Conventionally, “the gaze” adds to sexualization and objectification of women in films. Most films are directed by men and catering to men and intending for the audience to identify with male protagonists, who themselves are “looking” at the female subjects as objects. The camera communicates “the gaze” by not only showing the male protagonist watching the female, but looking at the female itself and therefore making the audience experience “looking.” Typical techniques used during scenes where “looking” occurs are fragmentation of the woman’s body and lingering on these fragments and filming her as if she is not noticing this “gaze” upon her. Through these tactics as well as editing, the woman subject becomes a myth of a woman subject—perceived only as the protagonist desires her to be. Claire Johnston argues in her piece Women's Cinema as Counter-Cinema, “…it is in the nature of myth to drain the sign (the image of woman/the function of woman in the narrative) of its meaning and superimpose another which thus appears natural…” (Johnston, 33) She explains that the myths representing women then encourage negligence of sexism and create the belief that such stereotyping of women is not stereotyping, but simply a natural portrayal.
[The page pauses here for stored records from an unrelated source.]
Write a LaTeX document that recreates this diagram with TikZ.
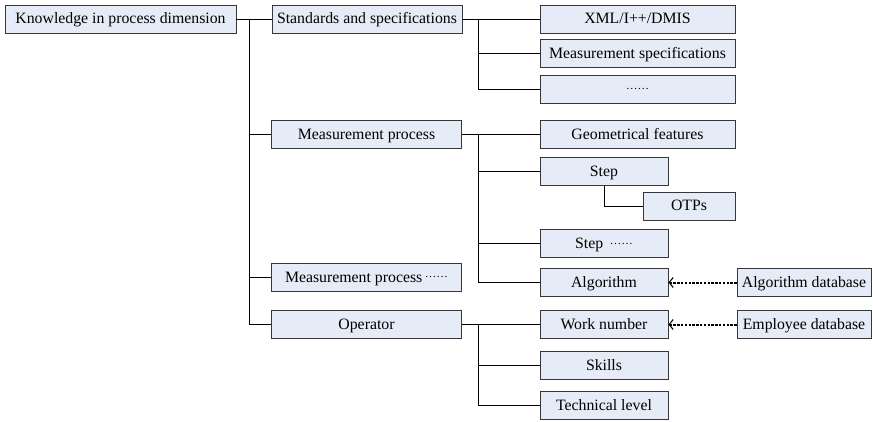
\documentclass[tikz,border=0pt]{standalone}
\usepackage{fontspec}
\setmainfont{Liberation Serif}
\usetikzlibrary{arrows.meta}
\definecolor{boxfill}{RGB}{230,236,247}
\definecolor{boxline}{RGB}{55,55,55}
% six vertically centred dots
\newcommand{\dotsix}{\raisebox{4.5pt}{\fontsize{11.5}{12}\selectfont ……}}
\tikzset{
  box/.style={draw=boxline, fill=boxfill, line width=0.9pt, inner sep=0pt,
    minimum height=28pt, text height=12pt, text depth=2pt,
    font=\fontsize{15.8}{18}\selectfont},
  wide/.style={box, minimum width=190pt},
  wider/.style={box, minimum width=195pt},
  narrow/.style={box, minimum width=128pt},
  link/.style={line width=0.9pt, black},
  dbarrow/.style={line width=2pt, dash pattern=on 2.4pt off 1.4pt,
    -{Straight Barb[length=4pt,width=10pt,line width=1.1pt]}}
}
\begin{document}
\begin{tikzpicture}[x=1pt,y=-1pt]
\useasboundingbox (0,0) rectangle (873,422);

% root and first level
\node[box, minimum width=231pt] (root) at (120.5,19) {Knowledge in process dimension};
\node[wide] (std)  at (367,19)    {Standards and specifications};
\node[wide] (mp)   at (366.5,134.5) {Measurement process};
\node[wide] (mpd)  at (366.5,277) {Measurement process\,\dotsix};
\node[wide] (op)   at (366.5,324.5) {Operator};

% standards
\node[wider] (xml)  at (637.5,19)   {XML/I++/DMIS};
\node[wider] (ms)   at (637.5,53.5) {Measurement specifications};
\node[wider] (sdots) at (637.5,89.5) {\dotsix};

% measurement process
\node[wider]  (geo)   at (637.5,134.5) {Geometrical features};
\node[narrow] (step)  at (604,171.5) {Step};
\node[box, minimum width=92pt] (otp) at (689,206) {OTPs};
\node[narrow] (stepd) at (604,243.5) {Step \,\dotsix};
\node[narrow] (alg)   at (604,282.5) {Algorithm};
\node[box, minimum width=134pt] (algdb) at (804,282.5) {Algorithm database};

% operator
\node[narrow] (wn)     at (604,324.5) {Work number};
\node[box, minimum width=134pt] (empdb) at (804,324.5) {Employee database};
\node[narrow] (skills) at (604,365) {Skills};
\node[narrow] (tech)   at (604,405.5) {Technical level};

% trunk from the root
\coordinate (t0) at (249,19);
\draw[link] (root.east) -- (std.west);
\draw[link] (t0) |- (mp.west);
\draw[link] (t0) |- (mpd.west);
\draw[link] (t0) |- (op.west);

% standards branch
\coordinate (t1) at (478,19);
\draw[link] (std.east) -- (xml.west);
\draw[link] (t1) |- (ms.west);
\draw[link] (t1) |- (sdots.west);

% measurement process branch
\coordinate (t2) at (478,134.5);
\draw[link] (mp.east) -- (geo.west);
\draw[link] (t2) |- (step.west);
\draw[link] (t2) |- (stepd.west);
\draw[link] (t2) |- (alg.west);
\draw[link] (step.south) |- (otp.west);

% operator branch
\coordinate (t3) at (478,324.5);
\draw[link] (op.east) -- (wn.west);
\draw[link] (t3) |- (skills.west);
\draw[link] (t3) |- (tech.west);

% database references
\draw[dbarrow] (algdb.west) -- (alg.east);
\draw[dbarrow] (empdb.west) -- (wn.east);
\end{tikzpicture}
\end{document}
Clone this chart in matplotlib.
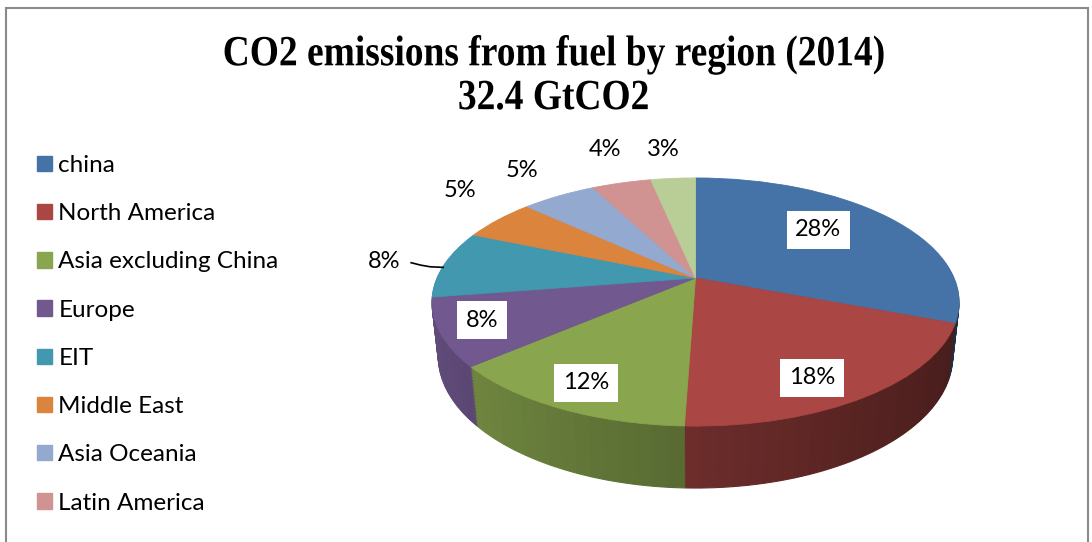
import numpy as np
import matplotlib
matplotlib.use("Agg")
import matplotlib.pyplot as plt
from matplotlib.transforms import Transform, Affine2D
from matplotlib import patheffects
from matplotlib.patches import Patch, Rectangle
import matplotlib.colors as mcolors

# ---------------- data ----------------
regions = ["china", "North America", "Asia excluding China", "Europe", "EIT",
           "Middle East", "Asia Oceania", "Latin America", "Africa"]
shares = [0.28, 0.18, 0.12, 0.08, 0.08, 0.05, 0.05, 0.04, 0.03]
colors = ["#4572A7", "#AA4643", "#89A54E", "#71588F", "#4198AF",
          "#DB843D", "#93A9CF", "#D19392", "#B9CD96"]
title = "CO2 emissions from fuel by region (2014)\n32.4 GtCO2"
n_legend_visible = 8       # the reference legend shows only the first 8 entries

# ---------------- layout / style ----------------
W, H = 1092, 542
R = 258.6                  # pie radius in pixels
CX, CY = 695.5, 278.0      # pie apex in pixels (from top-left)
PHI = np.radians(27.5)     # view elevation
S, C = np.sin(PHI), np.cos(PHI)
D = 4.583                  # perspective distance (in radii)
DEPTH = 0.24               # pie thickness (in radii)
N_LAYERS = 40
label_r = [0.675, 0.818, 0.834, 0.840, 1.244, 1.358, 1.354, 1.423, 1.362]
label_dth = [5.7, -5.3, 0.0, -1.6, 0.5, -6.1, -0.8, -1.7, 0.6]
inner = [True, True, True, True, False, False, False, False, False]
FONT = "Lato"


class Persp(Transform):
    input_dims = 2
    output_dims = 2
    is_separable = False
    has_inverse = False

    def __init__(self, z):
        super().__init__()
        self.z = z

    def transform_non_affine(self, xy):
        xy = np.asarray(xy, dtype=float)
        x, y = xy[:, 0], xy[:, 1]
        v = y * S + self.z * C
        w = y * C - self.z * S
        f = D / (D + w)
        return np.column_stack([x * f, v * f])


class Condense(patheffects.AbstractPathEffect):
    def __init__(self, sx, cx):
        super().__init__()
        self.sx, self.cx = sx, cx

    def draw_path(self, renderer, gc, tpath, affine, rgbFace=None):
        aff = affine + Affine2D().translate(-self.cx, 0).scale(self.sx, 1).translate(self.cx, 0)
        renderer.draw_path(gc, tpath, aff, rgbFace)


fig = plt.figure(figsize=(W / 100, H / 100), dpi=100)
fig.patch.set_facecolor("white")
ax = fig.add_axes([0, 0, 1, 1])

total = sum(shares)

# ---- side walls: stacked layers of sub-divided pies with angle shading ----
sub_vals, sub_cols = [], []
cum = 0.0
for v, col in zip(shares, colors):
    m = max(2, int(round(v / total * 360 / 3)))
    base = np.array(mcolors.to_rgb(col))
    for j in range(m):
        mid = cum + v * (j + 0.5) / m
        theta = np.radians(90 - 360 * mid / total)
        fac = 0.635 - 0.226 * np.cos(theta)
        sub_vals.append(v / m)
        sub_cols.append(tuple(np.clip(base * fac, 0, 1)))
    cum += v

for k in range(N_LAYERS):
    z = -DEPTH + DEPTH * k / N_LAYERS
    wedges, _ = ax.pie(sub_vals, colors=sub_cols, startangle=90, counterclock=False,
                       wedgeprops=dict(linewidth=0.8))
    tr = Persp(z) + ax.transData
    for w_, c_ in zip(wedges, sub_cols):
        w_.set_edgecolor(c_)
        w_.set_transform(tr)

# ---- top face ----
top, _ = ax.pie(shares, colors=colors, startangle=90, counterclock=False,
                wedgeprops=dict(linewidth=0.6))
tr0 = Persp(0.0) + ax.transData
for w_, c_ in zip(top, colors):
    w_.set_edgecolor(c_)
    w_.set_transform(tr0)

# ---- data labels ----
p0 = Persp(0.0)
cum = 0.0
for i, v in enumerate(shares):
    mid = cum + v / 2
    cum += v
    th0 = np.radians(90 - 360 * mid / total)
    th = th0 + np.radians(label_dth[i])
    r = label_r[i]
    X, Y = p0.transform_non_affine(np.array([[r * np.cos(th), r * np.sin(th)]]))[0]
    kw = dict(ha="center", va="center", fontsize=17, family=FONT, color="black", zorder=20)
    if inner[i]:
        kw["bbox"] = dict(boxstyle="square,pad=0.36", facecolor="white", edgecolor="none")
    ax.text(X, Y, f"{v:.0%}", **kw)
    if not inner[i] and r < 1.3:
        ang = np.array([th0 + 0.005, th0 + 0.02, th0 + 0.02, th0])
        rad = np.array([1.135, 1.09, 1.05, 1.0])
        ax.plot(rad * np.cos(ang), rad * np.sin(ang) - np.array([0, 0.0, 0.01, 0.03]),
                color="black", lw=1.2, transform=tr0, zorder=19)

ax.set_aspect("auto")
ax.set_xlim(-CX / R, (W - CX) / R)
ax.set_ylim(-(H - CY) / R, CY / R)
ax.axis("off")

# ---- title ----
tcx = 553.5
fig.text(tcx / W, 1 - 77 / H, title, ha="center", va="center", multialignment="center",
         fontsize=31, fontweight="bold", family="Liberation Serif", linespacing=1.2,
         path_effects=[Condense(0.87, tcx)])

# ---- legend ----
handles = [Patch(facecolor=c, edgecolor=c) for c in colors[:n_legend_visible]]
fig.legend(handles=handles, labels=regions[:n_legend_visible], loc="upper left",
           bbox_to_anchor=(37 / W, 1 - 155 / H), frameon=False,
           prop=dict(family=FONT, size=17.5), handlelength=0.6, handleheight=0.6,
           handletextpad=0.28, labelspacing=1.12, borderpad=0, borderaxespad=0)

# ---- chart border ----
fig.patches.append(Rectangle((6 / W, -0.05), (1088 - 6) / W, 1.05 - 8 / H,
                             transform=fig.transFigure, fill=False,
                             edgecolor="#8a8a8a", linewidth=1.5))

fig.savefig("out.png", dpi=100)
Her belief is that, “any revolutionary strategy must challenge the depiction of reality; it is not enough to discuss the oppression of women within the text of the film; the language of cinema/the depiction of reality must also be interrogated, so that a break between ideology and text is effected.” (Johnston, 37) She is calling to action the next generations of women directing film— she says they must subvert the norms that exist surrounding “the gaze.” She argues that women must use “the gaze” to express female desire in women’s cinema and employ films as not only entertainment but also as political feminist statements. This can be done using the same techniques used to oppress women in front of the camera in narrative films, only switching the subject to be an object of the female protagonist’s desire and voyeuristic pleasure.
“ So few women have positions as directors that everything they do then is seen as representative of all women as directors.”
The author’s presence inside the text can be communicated in many different ways. Most notably, the author can play a character, can identify with a character, or can be seen in the influence over things like color, female character relationships, and manipulation of camera and editing to control and use “the gaze.” There are not enough works directed by women to substantiate claims as to whether or not films directed by women would be much different from those directed by men. (Mayne, 93) It is the fact of such a small potential body of evidence that then speaks to “the fear of essentialism—the fear, that is, that any discussion of “female texts” presumes the uniqueness and autonomy of female representation, thus validating rather than challenging the dualism of patriarchal hierarchy.” (Mayne, 93) Judith Mayne makes claims about female authorial voices in her article Female Authorship Reconsidered.
So few women have positions as directors that everything they do then is seen as representative of all women as directors. Essentialism, though, and the fear of it, will dissipate with the (hopeful) future increase of female directors.
In any case, women directors subvert the power of “the gaze” as it is known, and use it to empower women and express their desires. Female subjectivity is a largely important component of female directed feminist films. Kaja Silverman’s The Female Authorial Voice explores the notion of the death of the author as well as the idea of authorial voices existing in films. She draws from theories and thoughts articulated by Jacques Lacan and Christian Metz, and considers “primary narcissism” and “secondary identification” among other different ways in which a female authorial voice might be communicated through a text. (Silverman, 67) Primary narcissism is more obvious to detect than secondary identification, which takes some background knowledge and research of a director rather than just the ability to identify them. One more way to identify a director as female is if “gazing” in the film is done by females. Andrea Arnold has given a female the ability to “gaze” in her film Fish Tank, which expresses her authorial voice as female.
“The gaze” in traditional cinema typically caters to straight white men”
“The gaze” in traditional cinema typically caters to straight white men—as characters and in the audience— through actions of characters and the camera as well as editing. It is used to communicate power and ability to observe and understand, as well as to sexualize and objectify those at the passive end being “gazed” upon. “The gaze” as a power or ability given to a character makes the character more able to be active and less likely to be objectified or to need to be reactive. Traditionally, it is the male who is able to “gaze” upon the female in Hollywood cinema, as often directed by men, but there are films directed by women in which female characters are given the power to “gaze” upon others. Female directors purposefully give their female characters the power to “gaze” to subvert gender power stereotypes and classic identification of the audience with the straight white male.
Works Cited: Johnston, Claire. "Women's Cinema as Counter-Cinema." Feminist Film Theory: A Reader. Edinburgh: Edinburgh UP, 1999. Print. Mayne, Judith. "Female Authorship Reconsidered." The Woman at the Keyhole: Feminism and Women's Cinema. Bloomington, IN: Indiana UP, 1990. Print. Mulvey, Laura. "Visual Pleasure and Narrative Cinema." Feminist Film Theory: A Reader. Edinburgh: Edinburgh UP, 1999. Print. Silverman, Kaja. "The Female Authorial Voice." Film And Authorship. New Brunswick, NJ: Rutgers UP, 2003. Print.